- **YOUR OBJECTIVE**
Write out nothing but the lines from the first line of the entries below through the line with "line_end = [5570, 4930, 4280, 3500, 1720]"; no pictures go in.

#### DATA FOR THIS TASK ####

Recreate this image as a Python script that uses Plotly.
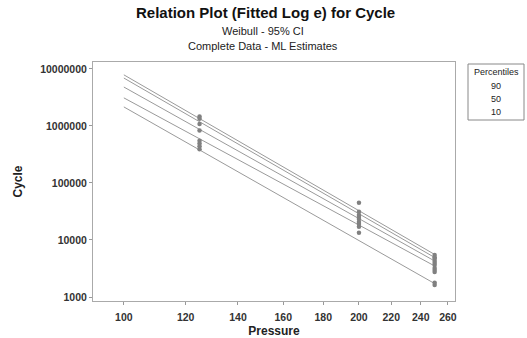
import plotly.graph_objects as go

# Data
line_x = [100, 250]
line_names = ["90 upper", "90", "50", "10", "10 lower"]
line_start = [7.85e6, 6.9e6, 4.8e6, 3.1e6, 2.15e6]
line_end = [5570, 4930, 4280, 3500, 1720]

pts_125 = [1455000, 1330000, 1080000, 830000, 550000, 490000, 440000, 390000]
pts_200 = [45000, 31300, 27500, 25300, 23300, 20700, 19100, 17100, 13400]
pts_250 = [5460, 5000, 4700, 4290, 3950, 3640, 3230, 2980, 2750, 1780, 1620]

x_ticks = [100, 120, 140, 160, 180, 200, 220, 240, 260]
y_ticks = [1000, 10000, 100000, 1000000, 10000000]
y_ticktext = ["1000", "10000", "100000", "1000000", "10000000"]
legend_items = ["90", "50", "10"]

fig = go.Figure()
for name, s, e in zip(line_names, line_start, line_end):
    fig.add_trace(go.Scatter(x=line_x, y=[s, e], mode="lines",
                             line=dict(color="#9a9a9a", width=1), name=name,
                             showlegend=False, hoverinfo="skip"))

px = [125] * len(pts_125) + [200] * len(pts_200) + [250] * len(pts_250)
py = pts_125 + pts_200 + pts_250
fig.add_trace(go.Scatter(x=px, y=py, mode="markers",
                         marker=dict(color="#808080", size=4.5), showlegend=False))

font = "Liberation Sans"
fig.update_layout(
    width=527, height=338,
    margin=dict(l=93, r=72, t=62, b=37),
    paper_bgcolor="white", plot_bgcolor="white",
    font=dict(family=font, color="#222"),
    showlegend=False,
)
fig.update_xaxes(type="log", range=[1.9605, 2.424], tickvals=x_ticks,
                 ticktext=["<b>%d</b>" % v for v in x_ticks],
                 showgrid=False, zeroline=False, automargin=False,
                 showline=True, mirror=True, linecolor="#aaa", linewidth=1,
                 ticks="outside", ticklen=3, tickcolor="#999",
                 ticklabelstandoff=3,
                 tickfont=dict(size=10.5, family=font, color="#333"),
                 title=dict(text="<b>Pressure</b>", font=dict(size=12, color="#222"), standoff=6))
fig.update_yaxes(type="log", range=[2.93, 7.12], tickvals=y_ticks,
                 ticktext=["<b>%s</b>" % t for t in y_ticktext],
                 showgrid=False, zeroline=False, automargin=False,
                 showline=True, mirror=True, linecolor="#aaa", linewidth=1,
                 ticks="outside", ticklen=3, tickcolor="#999",
                 tickfont=dict(size=10.5, family=font, color="#333"),
                 title=dict(text="<b>Cycle</b>", font=dict(size=12, color="#222"), standoff=14))


def pix(xp, yp):
    # convert page pixel to paper coords
    return (xp - 93) / (455 - 93), (301 - yp) / (301 - 62)

tx, ty = pix(265, 13)
fig.add_annotation(x=tx, y=ty, xref="paper", yref="paper", showarrow=False,
                   text="<b>Relation Plot (Fitted Log e) for Cycle</b>",
                   font=dict(size=15, color="#111"), xanchor="center", yanchor="middle")
tx, ty = pix(263, 31)
fig.add_annotation(x=tx, y=ty, xref="paper", yref="paper", showarrow=False,
                   text="Weibull - 95% CI", font=dict(size=11, color="#222"),
                   xanchor="center", yanchor="middle")
tx, ty = pix(263, 46)
fig.add_annotation(x=tx, y=ty, xref="paper", yref="paper", showarrow=False,
                   text="Complete Data - ML Estimates", font=dict(size=11, color="#222"),
                   xanchor="center", yanchor="middle")

# Legend box
x0, y0 = pix(468, 64)
x1, y1 = pix(524, 120)
fig.add_shape(type="rect", xref="paper", yref="paper", x0=x0, y0=y1, x1=x1, y1=y0,
              line=dict(color="#888", width=1), fillcolor="white")
for label, yp in zip(["Percentiles"] + legend_items, [72, 86, 99, 112]):
    tx, ty = pix(496, yp)
    fig.add_annotation(x=tx, y=ty, xref="paper", yref="paper", showarrow=False,
                       text=label, font=dict(size=9, color="#222"),
                       xanchor="center", yanchor="middle")

fig.write_html("out.html")
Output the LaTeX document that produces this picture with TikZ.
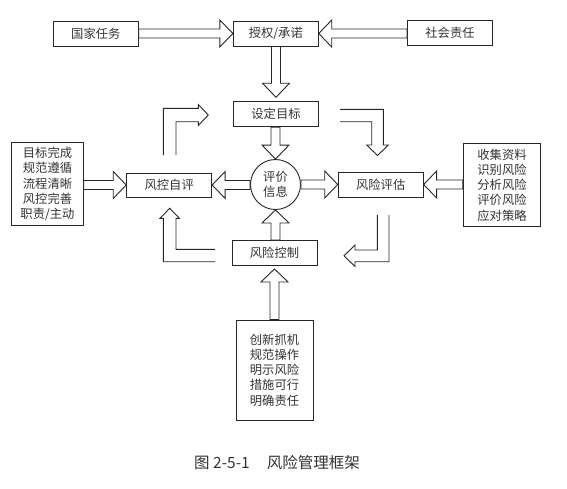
\documentclass[tikz,border=0pt]{standalone}
\usepackage{fontspec}
\newfontfamily\cjk{Noto Sans CJK SC}
\usetikzlibrary{calc}
\tikzset{
  kuang/.style={draw=black!85, line width=0.9pt, fill=white, minimum width=85pt, minimum height=25pt, inner sep=0pt, align=center, text=black!80, font=\cjk\fontsize{12.3pt}{15.2pt}\selectfont},
  liebiao/.style={kuang, minimum width=75pt, minimum height=83pt},
  kongxin/.style={draw=black!85, line width=0.9pt, fill=white, line join=miter},
}
% hollow block arrows: (start)(tip)
\def\rblock(#1)(#2){\draw[kongxin] ($(#1|-#2)+(0,-4.5)$) -- ($(#2)+(-13,-4.5)$) -- ($(#2)+(-13,-13.5)$) -- (#2) -- ($(#2)+(-13,13.5)$) -- ($(#2)+(-13,4.5)$) -- ($(#1|-#2)+(0,4.5)$) -- cycle;}
\def\lblock(#1)(#2){\draw[kongxin] ($(#1|-#2)+(0,-4.5)$) -- ($(#2)+(13,-4.5)$) -- ($(#2)+(13,-13.5)$) -- (#2) -- ($(#2)+(13,13.5)$) -- ($(#2)+(13,4.5)$) -- ($(#1|-#2)+(0,4.5)$) -- cycle;}
\def\dblock(#1)(#2){\draw[kongxin] ($(#2|-#1)+(-4.5,0)$) -- ($(#2)+(-4.5,-14)$) -- ($(#2)+(-13.5,-14)$) -- (#2) -- ($(#2)+(13.5,-14)$) -- ($(#2)+(4.5,-14)$) -- ($(#2|-#1)+(4.5,0)$) -- cycle;}
\def\ublock(#1)(#2){\draw[kongxin] ($(#2|-#1)+(-4.5,0)$) -- ($(#2)+(-4.5,13)$) -- ($(#2)+(-13.5,13)$) -- (#2) -- ($(#2)+(13.5,13)$) -- ($(#2)+(4.5,13)$) -- ($(#2|-#1)+(4.5,0)$) -- cycle;}

\begin{document}
\begin{tikzpicture}[x=1pt,y=-1pt]
			%%%%% START %%%%%
			\useasboundingbox[fill=white] (0,0) rectangle (567,488);
			
			\node[kuang] (guojia) at (95.8,33.5) {国家任务};
			\node[kuang] (shouquan) at (275.8,33.5) {授权/承诺};
			\node[kuang] (shehui) at (450,33) {社会责任};
			\node[kuang] (mubiao) at (276,114.2) {设定目标};
			
			\node[kuang, circle, minimum size=50pt] (xinxi) at (275.5,184.5) {评价\\信息};
			\node[kuang, minimum height=24pt] (ziping) at (169.2,185) {风控自评};
			\node[kuang] (pinggu) at (380.7,184.5) {风险评估};
			\node[kuang] (kongzhi) at (274.5,253) {风险控制};
			
			\node[liebiao, minimum width=71.6pt] (zuo) at (47.5,184) {目标完成\\规范遵循\\流程清晰\\风控完善\\职责/主动};
			\node[liebiao, minimum width=77.4pt] (you) at (502,185) {收集资料\\识别风险\\分析风险\\评价风险\\应对策略};
			\node[liebiao, minimum width=77pt, minimum height=100pt] (xia) at (274.5,370) {创新抓机\\规范操作\\明示风险\\措施可行\\明确责任};
			
			\node[text=black!80, font=\cjk\fontsize{15.5pt}{18pt}\selectfont] (tuming) at (277,463) {图 2-5-1\hspace{1.1em}风险管理框架};
			
			\coordinate (mubiaotop) at ($(mubiao.north)+(0,-4)$);
			\coordinate (kongzhibot) at ($(kongzhi.south)+(0,3)$);
			
			\rblock(guojia.east)(shouquan.west)
			\lblock(shehui.west)(shouquan.east)
			\dblock(shouquan.south)(mubiaotop)
			\dblock(mubiao.south)(xinxi.north)
			\lblock(xinxi.west)(ziping.east)
			\rblock(xinxi.east)(pinggu.west)
			\rblock(zuo.east)(ziping.west)
			\lblock(you.west)(pinggu.east)
			\ublock(kongzhi.north)(xinxi.south)
			\ublock(xia.north)(kongzhibot)
			
			% bent arrows round the circle
			\draw[kongxin, fill=none] (163.3,155) -- (163.3,108.3) -- (198.3,108.3) -- (198.3,104.5) -- (208.3,115) -- (198.3,125.5) -- (198.3,121.7) -- (176,121.7) -- (176,155);
			\draw[kongxin, fill=none] (340,109.3) -- (383.3,109.3) -- (383.3,145) -- (388.3,145) -- (377.5,155.5) -- (366.7,145) -- (371.7,145) -- (371.7,121.7) -- (340,121.7);
			\draw[kongxin, fill=none] (389,215) -- (389,261.7) -- (355,261.7) -- (355,266.5) -- (344,255.8) -- (355,245) -- (355,250) -- (377.3,250) -- (377.3,215);
			\draw[kongxin, fill=none] (215,261.7) -- (163.3,261.7) -- (163.3,218.3) -- (160,218.3) -- (169.7,208.3) -- (179.4,218.3) -- (176,218.3) -- (176,249.3) -- (215,249.3);
			%%%%% END %%%%%
\end{tikzpicture}
\end{document}
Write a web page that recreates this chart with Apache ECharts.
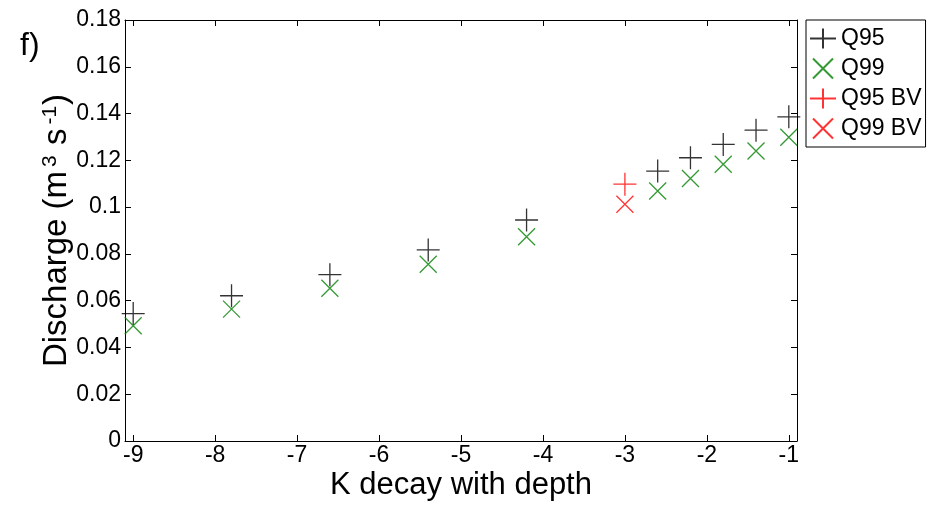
<!DOCTYPE html>
<html>
<head>
<meta charset="utf-8">
<script src="https://cdn.jsdelivr.net/npm/echarts@6/dist/echarts.min.js"></script>
<style>
html,body{margin:0;padding:0;background:#fff;}
#chart{width:937px;height:506px;}
</style>
</head>
<body>
<div id="chart"></div>
<script>
// ---- data ----
const kValues = [-9, -7.8, -6.6, -5.4, -4.2, -2.6, -2.2, -1.8, -1.4, -1];
const q95 = [0.0545, 0.0621, 0.0711, 0.0817, 0.0945, 0.1154, 0.1211, 0.1268, 0.1329, 0.1386];
const q99 = [0.0493, 0.0564, 0.0653, 0.0756, 0.0873, 0.1069, 0.1122, 0.1183, 0.1240, 0.1299];
const bvK = [-3];
const q95bv = [0.1098];
const q99bv = [0.1012];
const xTicks = [-9, -8, -7, -6, -5, -4, -3, -2, -1];
const seriesNames = ['Q95', 'Q99', 'Q95 BV', 'Q99 BV'];

const FONT = "'Liberation Sans', Arial, sans-serif";
const PLUS = 'path://M0,5L10,5M5,0L5,10';
const CROSS = 'path://M0,0L10,10M10,0L0,10';
const PLUS_LEG = 'path://M0,10L26,10M13,0L13,20';

function pairs(xs, ys) { return xs.map((x, i) => [x, ys[i]]); }

function mk(name, xs, ys, sym, size, color) {
  return {
    name: name, type: 'scatter', xAxisIndex: 0, yAxisIndex: 0,
    data: pairs(xs, ys),
    symbol: sym, symbolSize: size,
    itemStyle: { color: 'rgba(0,0,0,0)', borderColor: color, borderWidth: 1.3 },
    emphasis: { disabled: true },
    silent: true
  };
}

const axisCommonX = {
  type: 'value', min: -9.1, max: -0.9,
  splitLine: { show: false },
  axisLine: { show: true, onZero: false, lineStyle: { color: '#000', width: 1 } },
  axisTick: { show: true, inside: true, length: 6, customValues: xTicks, lineStyle: { color: '#000' } }
};
const axisCommonY = {
  type: 'value', min: 0, max: 0.18, interval: 0.02,
  splitLine: { show: false },
  axisLine: { show: true, onZero: false, lineStyle: { color: '#000', width: 1 } },
  axisTick: { show: true, inside: true, length: 6, lineStyle: { color: '#000' } }
};

const option = {
  animation: false,
  backgroundColor: '#fff',
  textStyle: { fontFamily: FONT },
  grid: { left: 125, right: 140, top: 20, bottom: 64, containLabel: false },
  graphic: [{
    type: 'text', left: 20, top: 30,
    style: { text: 'f)', fontSize: 32, fontFamily: FONT, fill: '#000' }
  }],
  legend: {
    data: [
      { name: 'Q95', icon: PLUS_LEG },
      { name: 'Q99', icon: CROSS },
      { name: 'Q95 BV', icon: PLUS_LEG },
      { name: 'Q99 BV', icon: CROSS }
    ],
    orient: 'vertical', left: 806, top: 20,
    padding: [7, 4, 7, 3],
    itemWidth: 26, itemHeight: 20, itemGap: 7,
    borderColor: '#000', borderWidth: 1, backgroundColor: '#fff',
    textStyle: { fontSize: 23, fontFamily: FONT, color: '#000' },
    selectedMode: false
  },
  xAxis: [
    Object.assign({}, axisCommonX, {
      position: 'bottom',
      name: 'K decay with depth', nameLocation: 'middle', nameGap: 29,
      nameMoveOverlap: false,
      nameTextStyle: { fontSize: 31, fontFamily: FONT, color: '#000' },
      axisLabel: { show: true, customValues: xTicks, margin: 3, fontSize: 23, fontFamily: FONT, color: '#000' }
    }),
    Object.assign({}, axisCommonX, {
      position: 'top', axisLabel: { show: false }
    })
  ],
  yAxis: [
    Object.assign({}, axisCommonY, {
      position: 'left',
      name: '{a|Discharge (m}{sup|3}{a| s}{sup|-1}{a|)}',
      nameLocation: 'middle', nameGap: 52, nameRotate: 90,
      nameMoveOverlap: false,
      nameTextStyle: {
        rich: {
          a: { fontSize: 33, lineHeight: 33, fontFamily: FONT, color: '#000', verticalAlign: 'bottom' },
          sup: { fontSize: 21, lineHeight: 21, fontFamily: FONT, color: '#000', verticalAlign: 'top', padding: [0, 1, 22, 4] }
        }
      },
      axisLabel: {
        show: true, margin: 4, fontSize: 23, fontFamily: FONT, color: '#000',
        formatter: v => String(+v.toFixed(2))
      }
    }),
    Object.assign({}, axisCommonY, {
      position: 'right', axisLabel: { show: false }
    })
  ],
  series: [
    mk('Q95', kValues, q95, PLUS, 23, '#000'),
    mk('Q99', kValues, q99, CROSS, 17, '#008000'),
    mk('Q95 BV', bvK, q95bv, PLUS, 23, '#ff0000'),
    mk('Q99 BV', bvK, q99bv, CROSS, 17, '#ff0000')
  ]
};

const chart = echarts.init(document.getElementById('chart'), null, { renderer: 'canvas' });
chart.setOption(option);
</script>
</body>
</html>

####

- **RESPONSE TO THE TASK**
Recreate this image as a Python script that uses Plotly.
import plotly.graph_objects as go

# Data
line_x = [100, 250]
line_names = ["90 upper", "90", "50", "10", "10 lower"]
line_start = [7.85e6, 6.9e6, 4.8e6, 3.1e6, 2.15e6]
line_end = [5570, 4930, 4280, 3500, 1720]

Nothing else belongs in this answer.